De tudo que vejo e vi, a simplicidade do que fui outrora, e que todos fomos, vejo a fluência mais fácil do conhecimento do caminho do guerreiro quando não temos conhecimento algum sobre o mundo construído no primeiro círculo de poder, no consenso social ilusório que nos cerca. Sim, por isso já disseram que é das crianças do reino do céu, e este reino, creio, é de fato aqui.

Enquanto muitos ainda persistem lendo as obras, perscrutando o conhecimento poderoso daqueles livros maravilhosos acreditando em sistemas por demais complexos, começo a sentir, para além do pensar de minha racionalidade burra, que o simples é o caminho, que o inexplicável que aqui nunca conseguiria dizer é a fórmula, a paciência de esperar somada ao imediatismo de saber que não há tempo. 

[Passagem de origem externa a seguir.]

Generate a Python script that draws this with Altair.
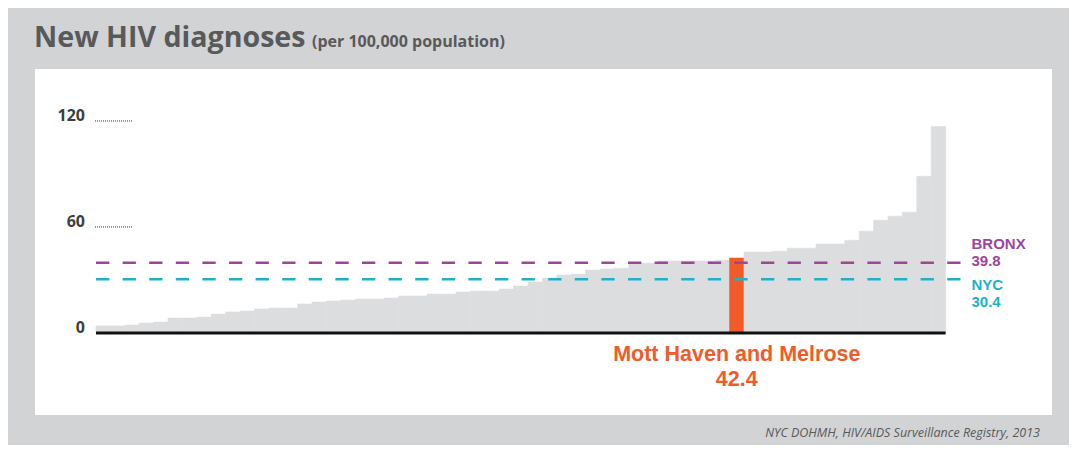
import altair as alt
import pandas as pd

# ---- data ----
rates = [4.0, 4.0, 4.5, 5.6, 6.2, 8.5, 8.5, 9.0, 10.7, 11.9,
         12.4, 13.6, 14.1, 14.1, 16.4, 17.5, 18.1, 18.6, 19.2, 19.2,
         19.8, 20.9, 20.9, 22.0, 22.0, 23.2, 23.7, 23.7, 24.9, 26.6,
         28.8, 31.1, 32.8, 33.3, 35.6, 36.2, 36.7, 39.5, 39.5, 40.7,
         40.7, 40.7, 40.7, 41.2, 42.4, 45.8, 45.8, 46.3, 48.0, 48.0,
         50.3, 50.3, 52.5, 57.6, 63.8, 66.1, 68.4, 88.7, 116.9]
highlight_index = 44
highlight_name = "Mott Haven and Melrose"
highlight_value_label = "42.4"
ref_names = ["BRONX", "NYC"]
ref_values = [39.8, 30.4]
ref_value_labels = ["39.8", "30.4"]
y_ticks = [0, 60, 120]
title_text = "New HIV diagnoses"
subtitle_text = "(per 100,000 population)"
source_text = "NYC DOHMH, HIV/AIDS Surveillance Registry, 2013"

# ---- styles ----
BG = "#d1d3d4"
BAR = "#dcdddf"
ORANGE = "#f15a29"
PURPLE = "#9c459b"
CYAN = "#1db2c8"
DARK = "#58595b"
FONT = "Open Sans"
LABEL_FONT = "Liberation Sans"
ref_colors = [PURPLE, CYAN]

bars = pd.DataFrame({"i": list(range(len(rates))), "rate": rates})
bars["i2"] = bars["i"] + 1
bars["zero"] = 0
bars["hl"] = bars["i"] == highlight_index

X = alt.Scale(domain=[-4.236, 66.39], nice=False, zero=False)
Y = alt.Scale(domain=[-46.4, 149.4], nice=False, zero=False)

bar_layer = alt.Chart(bars).mark_rect(strokeWidth=0.6).encode(
    x=alt.X("i:Q", scale=X, axis=None),
    x2="i2:Q",
    y=alt.Y("rate:Q", scale=Y, axis=None),
    y2="zero:Q",
    color=alt.condition("datum.hl", alt.value(ORANGE), alt.value(BAR)),
    stroke=alt.condition("datum.hl", alt.value(ORANGE), alt.value(BAR)),
)

base_df = pd.DataFrame({"a": [0], "b": [len(rates)], "y": [0]})
baseline = alt.Chart(base_df).mark_rule(color="#111111", strokeWidth=3, strokeCap="butt").encode(
    x=alt.X("a:Q", scale=X, axis=None), x2="b:Q", y=alt.Y("y:Q", scale=Y, axis=None)
)

refs = pd.DataFrame({"name": ref_names, "value": ref_values,
                     "vlabel": ref_value_labels, "color": ref_colors})
refs["label"] = refs["name"] + "\n" + refs["vlabel"]
ref_rules = alt.Chart(refs).mark_rule(strokeDash=[13.3, 13.3], strokeWidth=2.5, strokeCap="butt").encode(
    x=alt.value(61), x2=alt.value(927),
    y=alt.Y("value:Q", scale=Y, axis=None),
    color=alt.Color("color:N", scale=None),
)

def ref_text(name, dy):
    return alt.Chart(refs).transform_filter(alt.datum.name == name).mark_text(
        align="left", baseline="alphabetic", font=LABEL_FONT, fontWeight="bold", fontSize=15,
        dy=dy, lineBreak="\n", lineHeight=17
    ).encode(
        x=alt.value(936.5),
        y=alt.Y("value:Q", scale=Y, axis=None),
        text="label:N",
        color=alt.Color("color:N", scale=None),
    )

bronx_label = ref_text("BRONX", -13.8)
nyc_label = ref_text("NYC", 10.6)

ticks = pd.DataFrame({"v": y_ticks, "label": [str(t) for t in y_ticks]})
tick_labels = alt.Chart(ticks).mark_text(
    align="right", baseline="alphabetic", font=FONT, fontWeight="bold", fontSize=16, color="#3d3d3d"
).encode(x=alt.value(50), y=alt.Y("v:Q", scale=Y, axis=None), text="label:N")
tick_dots = alt.Chart(ticks[ticks["v"] > 0]).mark_rule(
    strokeDash=[1, 1], strokeWidth=1, color="#333333"
).encode(x=alt.value(60), x2=alt.value(97), y=alt.Y("v:Q", scale=Y, axis=None))

hl_df = pd.DataFrame({"x": [highlight_index + 0.5], "y": [0],
                      "label": [highlight_name + "\n" + highlight_value_label]})
hl_label = alt.Chart(hl_df).mark_text(
    align="center", baseline="alphabetic", font=LABEL_FONT, fontWeight="bold", fontSize=21.5, color=ORANGE,
    dy=28, lineBreak="\n", lineHeight=24.5
).encode(x=alt.X("x:Q", scale=X, axis=None), y=alt.Y("y:Q", scale=Y, axis=None), text="label:N")

txt_df = pd.DataFrame({"title": [title_text], "sub": [subtitle_text], "src": [source_text]})
title = alt.Chart(txt_df).mark_text(
    align="left", baseline="alphabetic", font=FONT, fontWeight="bold", fontSize=28.6, color=DARK
).encode(x=alt.value(-1), y=alt.value(-22), text="title:N")
subtitle = alt.Chart(txt_df).mark_text(
    align="left", baseline="alphabetic", font=FONT, fontWeight="bold", fontSize=16, color=DARK
).encode(x=alt.value(277), y=alt.value(-22), text="sub:N")
source = alt.Chart(txt_df).mark_text(
    align="right", baseline="alphabetic", font=FONT, fontStyle="italic",
    fontSize=12.5, color=DARK
).encode(x=alt.value(1005), y=alt.value(368), text="src:N")

chart = alt.layer(
    bar_layer, baseline, ref_rules, bronx_label, nyc_label,
    tick_dots, tick_labels, hl_label, title, subtitle, source
).properties(
    width=1017, height=346,
    autosize=alt.AutoSizeParams(type="none"),
    padding={"left": 27, "top": 61, "right": 17, "bottom": 30},
    background=BG,
).configure_view(stroke=None, fill="white")

chart.save("out.html", embed_options={"renderer": "svg", "actions": False})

Talvez seja o nosso próprio passado o mapa, por meio das insistentes tentativas e assaltos do Espírito, da confluência de inorgânicos em nossa vida sem sequer que os tenhamos reconhecido, dos tortuosos caminhos seguidos por impulso de um poder maior que em nós reside, das coincidências estranhas que nos acometeram sem que tenhamos percebidos, talvez seja tudo em nossa vida, de cada um de nós, o próprio caminho simples para entendermos, um caminho fragmentado como um quebra cabeças que só precisa ser reconstruído: a recapitulação. 

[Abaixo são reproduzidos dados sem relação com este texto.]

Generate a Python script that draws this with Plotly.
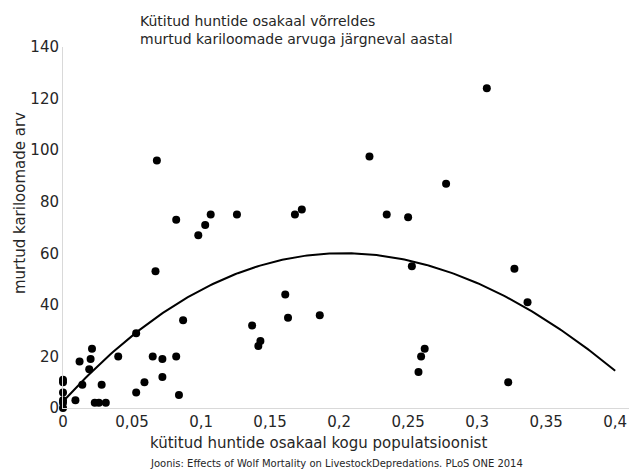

Este é talvez o maior segredo, silencioso e pessoal segredo, que nos pode abrir os olhos de forma simples ao que precisamos, fazendo com que, enquanto caminhamos pacientemente sabendo o que queremos, pois já despertos minimamente da necessidade deste conhecimento, consigamos ter a paciência necessária para acessar a este poder, que nada mais é do que a visão para além do véu, nada mais é que o retorno daquela visão pueril da infância, nada mais é do que o retorno a fonte e a pureza da visão, sem que abandonemos o mundo e a visão construída, necessária para que passemos por este breve hiato chamado vida.